Choosing the right pet sitter is important. Often people take hours reading through CVs or interviewing people to see if they are the right fit for their pet.
But one dog owner has gone to the next level and posted an "insane" and strict set of rules for looking after her dog Zero, and it hasn't gone down well.
In an advert, which doesn't reveal how much she'll pay the dog sitter, she stated: "Looking for an incredibly trustworthy and loving person to walk and feed Zero next week."
It sounds relatively fair. But that's when the advert kicks up a gear.
"They must: love dogs, love Zero, be able to walk him three to four times a day, be able to feed him twice a day and must be acclimated to Zero".
The dog walker must also "be able to hold a roughly 130 (59kg) to 140lbs (64kg) dog pulling intensely on a leash because he is excited over other dogs and people, must be able to provide open communication about when you arrive, walk, feed him and leave, and must spam her phone with photos".
But it didn't end there.
She also wanted to make sure all of the requirements were met by demanding the dog sitter "sign a written agreement".
Zero's owner also threatened that the dog sitter would be "held liable [if] anything happens to Zero or our home and belongings".
Most readers shamed the woman for her crazy demands, while some were worried she'd pull out of payment claiming the dog sitter broke the contract in some way.
One user said: "Leave our stuff alone so you don't know just how much s*** is already broken that we will claim worked like new and you are now responsible for.
"They are legitimately looking for someone to scam. Best case scenario the 'damages' you caused will magically be covered by whatever payment you agreed to.
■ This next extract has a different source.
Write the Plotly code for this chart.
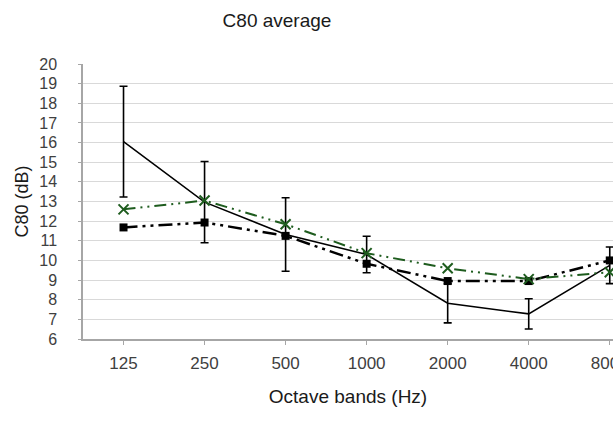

They will claim it's worse than that but will call it even."
In agreement, another user added: "True, that seems like a great way to scam their way out of any payment (if they were even planning on offering any, I can't tell).
"They actually just turned someone down who offered to watch the dog at their own apartment, so it's looking even more like that could be the case."
A third user said: "That 'must agree that you will be held liable if anything happens to Zero or our home and belongings' sounds like a scam waiting to happen."